Provided records →

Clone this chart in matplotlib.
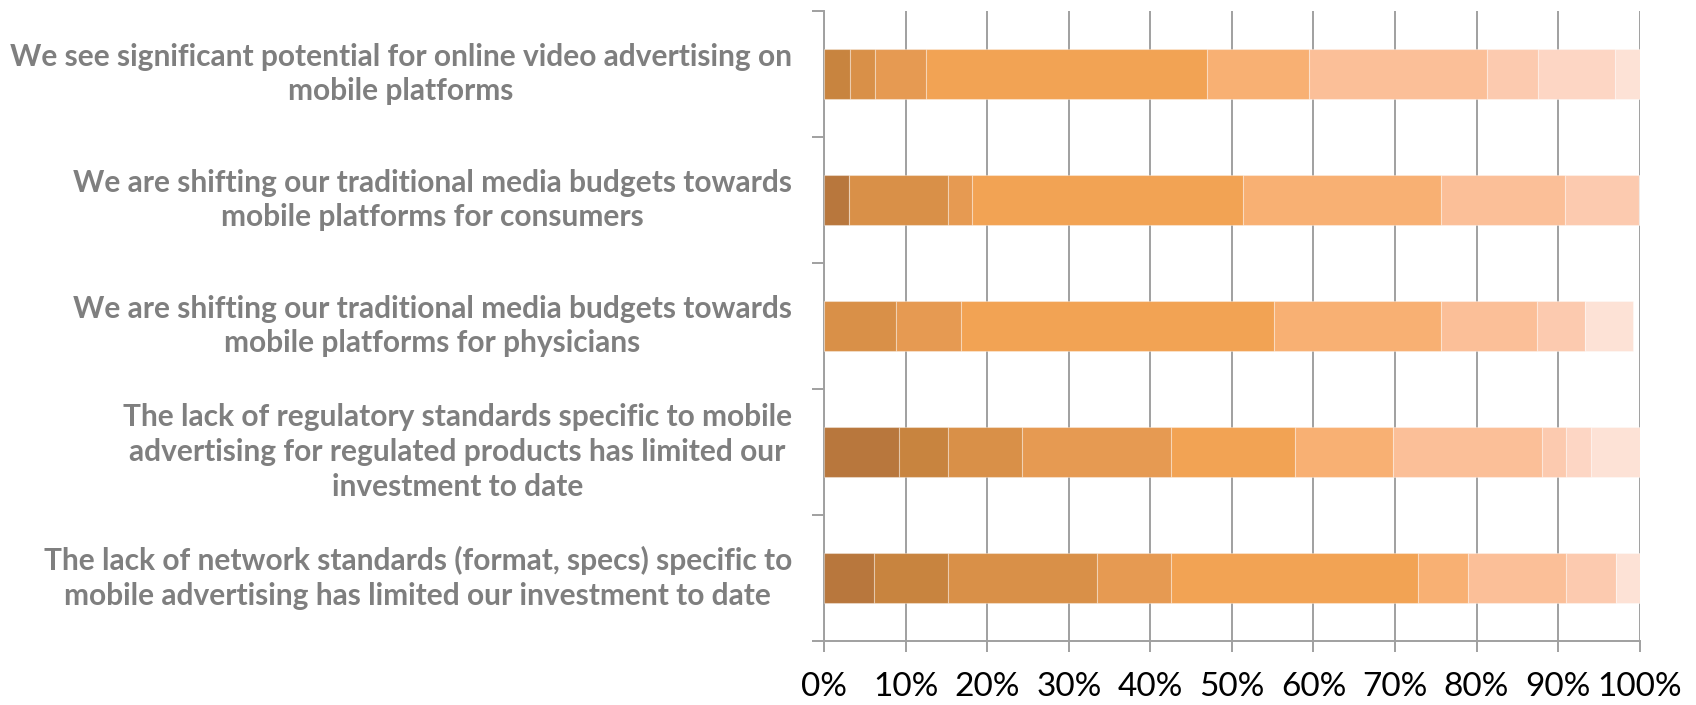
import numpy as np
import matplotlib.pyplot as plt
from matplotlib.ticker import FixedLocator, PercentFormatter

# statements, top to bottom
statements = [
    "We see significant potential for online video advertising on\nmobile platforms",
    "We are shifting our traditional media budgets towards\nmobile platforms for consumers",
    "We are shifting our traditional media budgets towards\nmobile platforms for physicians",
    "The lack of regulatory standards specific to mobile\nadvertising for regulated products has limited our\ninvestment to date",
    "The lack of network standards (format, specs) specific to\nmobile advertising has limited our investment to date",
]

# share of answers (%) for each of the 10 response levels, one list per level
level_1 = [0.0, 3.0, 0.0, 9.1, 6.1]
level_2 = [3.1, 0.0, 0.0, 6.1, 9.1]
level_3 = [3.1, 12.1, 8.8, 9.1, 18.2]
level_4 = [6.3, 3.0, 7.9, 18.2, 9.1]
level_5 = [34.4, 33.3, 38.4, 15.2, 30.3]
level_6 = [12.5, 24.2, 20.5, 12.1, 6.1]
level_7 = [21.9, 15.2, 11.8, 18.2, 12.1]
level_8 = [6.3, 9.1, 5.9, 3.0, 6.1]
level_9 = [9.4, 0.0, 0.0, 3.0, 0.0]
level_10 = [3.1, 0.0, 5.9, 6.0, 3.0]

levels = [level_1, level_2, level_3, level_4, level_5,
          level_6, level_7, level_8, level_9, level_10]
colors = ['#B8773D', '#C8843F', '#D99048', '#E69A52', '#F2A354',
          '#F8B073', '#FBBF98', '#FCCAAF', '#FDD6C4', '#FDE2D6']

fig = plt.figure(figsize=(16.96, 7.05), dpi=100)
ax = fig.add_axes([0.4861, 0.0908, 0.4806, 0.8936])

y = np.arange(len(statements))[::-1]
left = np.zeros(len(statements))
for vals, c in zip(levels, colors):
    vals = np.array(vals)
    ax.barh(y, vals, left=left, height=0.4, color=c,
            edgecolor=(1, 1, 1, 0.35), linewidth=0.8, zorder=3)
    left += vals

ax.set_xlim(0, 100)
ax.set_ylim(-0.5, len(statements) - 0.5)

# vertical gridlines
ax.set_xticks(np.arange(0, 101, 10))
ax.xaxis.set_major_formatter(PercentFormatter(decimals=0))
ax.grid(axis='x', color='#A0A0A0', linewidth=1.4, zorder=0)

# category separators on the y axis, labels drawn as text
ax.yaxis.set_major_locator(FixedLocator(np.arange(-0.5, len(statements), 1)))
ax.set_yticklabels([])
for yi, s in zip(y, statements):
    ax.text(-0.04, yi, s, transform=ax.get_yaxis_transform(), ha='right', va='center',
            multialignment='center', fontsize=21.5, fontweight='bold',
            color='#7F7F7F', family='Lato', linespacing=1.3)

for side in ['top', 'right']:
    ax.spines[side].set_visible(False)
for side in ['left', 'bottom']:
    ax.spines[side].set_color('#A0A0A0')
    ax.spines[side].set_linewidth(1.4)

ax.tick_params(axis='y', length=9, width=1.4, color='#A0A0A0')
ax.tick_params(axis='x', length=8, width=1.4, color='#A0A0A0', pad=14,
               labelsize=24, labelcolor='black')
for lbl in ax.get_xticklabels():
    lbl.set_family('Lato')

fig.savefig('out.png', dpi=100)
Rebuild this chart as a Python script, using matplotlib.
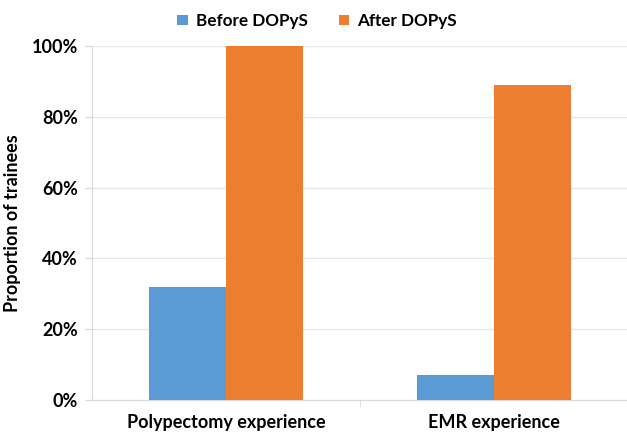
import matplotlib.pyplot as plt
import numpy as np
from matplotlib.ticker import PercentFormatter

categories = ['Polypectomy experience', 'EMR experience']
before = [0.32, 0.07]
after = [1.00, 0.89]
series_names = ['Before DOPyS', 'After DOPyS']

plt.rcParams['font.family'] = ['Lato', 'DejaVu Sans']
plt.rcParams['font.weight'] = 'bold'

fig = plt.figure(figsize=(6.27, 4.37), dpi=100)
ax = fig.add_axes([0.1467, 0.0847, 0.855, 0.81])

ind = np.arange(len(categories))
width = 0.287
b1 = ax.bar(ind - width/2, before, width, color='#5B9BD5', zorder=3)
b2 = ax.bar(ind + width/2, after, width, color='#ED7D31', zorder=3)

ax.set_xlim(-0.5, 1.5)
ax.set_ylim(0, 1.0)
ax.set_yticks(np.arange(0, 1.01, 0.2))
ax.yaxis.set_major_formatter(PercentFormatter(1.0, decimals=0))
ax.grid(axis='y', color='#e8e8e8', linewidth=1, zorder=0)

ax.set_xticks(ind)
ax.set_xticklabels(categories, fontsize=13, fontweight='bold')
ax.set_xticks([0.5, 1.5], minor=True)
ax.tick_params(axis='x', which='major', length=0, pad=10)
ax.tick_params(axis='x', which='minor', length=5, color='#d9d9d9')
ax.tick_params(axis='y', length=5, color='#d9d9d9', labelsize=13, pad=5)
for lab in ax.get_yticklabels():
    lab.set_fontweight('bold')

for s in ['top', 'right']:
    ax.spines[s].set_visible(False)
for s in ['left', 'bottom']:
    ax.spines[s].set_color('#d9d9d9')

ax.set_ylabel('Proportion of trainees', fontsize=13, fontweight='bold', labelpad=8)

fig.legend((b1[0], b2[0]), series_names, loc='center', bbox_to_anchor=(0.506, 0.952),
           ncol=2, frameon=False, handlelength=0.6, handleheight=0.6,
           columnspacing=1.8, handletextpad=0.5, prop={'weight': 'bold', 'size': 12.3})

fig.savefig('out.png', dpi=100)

Description of the task → Write the listing above out again exactly, dropping each image.

The reply →
Clone this chart in matplotlib.
import numpy as np
import matplotlib.pyplot as plt
from matplotlib.ticker import FixedLocator, PercentFormatter

# statements, top to bottom
statements = [
    "We see significant potential for online video advertising on\nmobile platforms",
    "We are shifting our traditional media budgets towards\nmobile platforms for consumers",
    "We are shifting our traditional media budgets towards\nmobile platforms for physicians",
    "The lack of regulatory standards specific to mobile\nadvertising for regulated products has limited our\ninvestment to date",
    "The lack of network standards (format, specs) specific to\nmobile advertising has limited our investment to date",
]

# share of answers (%) for each of the 10 response levels, one list per level
level_1 = [0.0, 3.0, 0.0, 9.1, 6.1]
level_2 = [3.1, 0.0, 0.0, 6.1, 9.1]
level_3 = [3.1, 12.1, 8.8, 9.1, 18.2]
level_4 = [6.3, 3.0, 7.9, 18.2, 9.1]
level_5 = [34.4, 33.3, 38.4, 15.2, 30.3]
level_6 = [12.5, 24.2, 20.5, 12.1, 6.1]
level_7 = [21.9, 15.2, 11.8, 18.2, 12.1]
level_8 = [6.3, 9.1, 5.9, 3.0, 6.1]
level_9 = [9.4, 0.0, 0.0, 3.0, 0.0]
level_10 = [3.1, 0.0, 5.9, 6.0, 3.0]

levels = [level_1, level_2, level_3, level_4, level_5,
          level_6, level_7, level_8, level_9, level_10]
colors = ['#B8773D', '#C8843F', '#D99048', '#E69A52', '#F2A354',
          '#F8B073', '#FBBF98', '#FCCAAF', '#FDD6C4', '#FDE2D6']

fig = plt.figure(figsize=(16.96, 7.05), dpi=100)
ax = fig.add_axes([0.4861, 0.0908, 0.4806, 0.8936])

y = np.arange(len(statements))[::-1]
left = np.zeros(len(statements))
for vals, c in zip(levels, colors):
    vals = np.array(vals)
    ax.barh(y, vals, left=left, height=0.4, color=c,
            edgecolor=(1, 1, 1, 0.35), linewidth=0.8, zorder=3)
    left += vals

ax.set_xlim(0, 100)
ax.set_ylim(-0.5, len(statements) - 0.5)

# vertical gridlines
ax.set_xticks(np.arange(0, 101, 10))
ax.xaxis.set_major_formatter(PercentFormatter(decimals=0))
ax.grid(axis='x', color='#A0A0A0', linewidth=1.4, zorder=0)

# category separators on the y axis, labels drawn as text
ax.yaxis.set_major_locator(FixedLocator(np.arange(-0.5, len(statements), 1)))
ax.set_yticklabels([])
for yi, s in zip(y, statements):
    ax.text(-0.04, yi, s, transform=ax.get_yaxis_transform(), ha='right', va='center',
            multialignment='center', fontsize=21.5, fontweight='bold',
            color='#7F7F7F', family='Lato', linespacing=1.3)

for side in ['top', 'right']:
    ax.spines[side].set_visible(False)
for side in ['left', 'bottom']:
    ax.spines[side].set_color('#A0A0A0')
    ax.spines[side].set_linewidth(1.4)

ax.tick_params(axis='y', length=9, width=1.4, color='#A0A0A0')
ax.tick_params(axis='x', length=8, width=1.4, color='#A0A0A0', pad=14,
               labelsize=24, labelcolor='black')
for lbl in ax.get_xticklabels():
    lbl.set_family('Lato')

fig.savefig('out.png', dpi=100)
Rebuild this chart as a Python script, using matplotlib.
import matplotlib.pyplot as plt
import numpy as np
from matplotlib.ticker import PercentFormatter

categories = ['Polypectomy experience', 'EMR experience']
before = [0.32, 0.07]
after = [1.00, 0.89]
series_names = ['Before DOPyS', 'After DOPyS']

plt.rcParams['font.family'] = ['Lato', 'DejaVu Sans']
plt.rcParams['font.weight'] = 'bold'

fig = plt.figure(figsize=(6.27, 4.37), dpi=100)
ax = fig.add_axes([0.1467, 0.0847, 0.855, 0.81])

ind = np.arange(len(categories))
width = 0.287
b1 = ax.bar(ind - width/2, before, width, color='#5B9BD5', zorder=3)
b2 = ax.bar(ind + width/2, after, width, color='#ED7D31', zorder=3)

ax.set_xlim(-0.5, 1.5)
ax.set_ylim(0, 1.0)
ax.set_yticks(np.arange(0, 1.01, 0.2))
ax.yaxis.set_major_formatter(PercentFormatter(1.0, decimals=0))
ax.grid(axis='y', color='#e8e8e8', linewidth=1, zorder=0)

ax.set_xticks(ind)
ax.set_xticklabels(categories, fontsize=13, fontweight='bold')
ax.set_xticks([0.5, 1.5], minor=True)
ax.tick_params(axis='x', which='major', length=0, pad=10)
ax.tick_params(axis='x', which='minor', length=5, color='#d9d9d9')
ax.tick_params(axis='y', length=5, color='#d9d9d9', labelsize=13, pad=5)
for lab in ax.get_yticklabels():
    lab.set_fontweight('bold')

for s in ['top', 'right']:
    ax.spines[s].set_visible(False)
for s in ['left', 'bottom']:
    ax.spines[s].set_color('#d9d9d9')

ax.set_ylabel('Proportion of trainees', fontsize=13, fontweight='bold', labelpad=8)

fig.legend((b1[0], b2[0]), series_names, loc='center', bbox_to_anchor=(0.506, 0.952),
           ncol=2, frameon=False, handlelength=0.6, handleheight=0.6,
           columnspacing=1.8, handletextpad=0.5, prop={'weight': 'bold', 'size': 12.3})

fig.savefig('out.png', dpi=100)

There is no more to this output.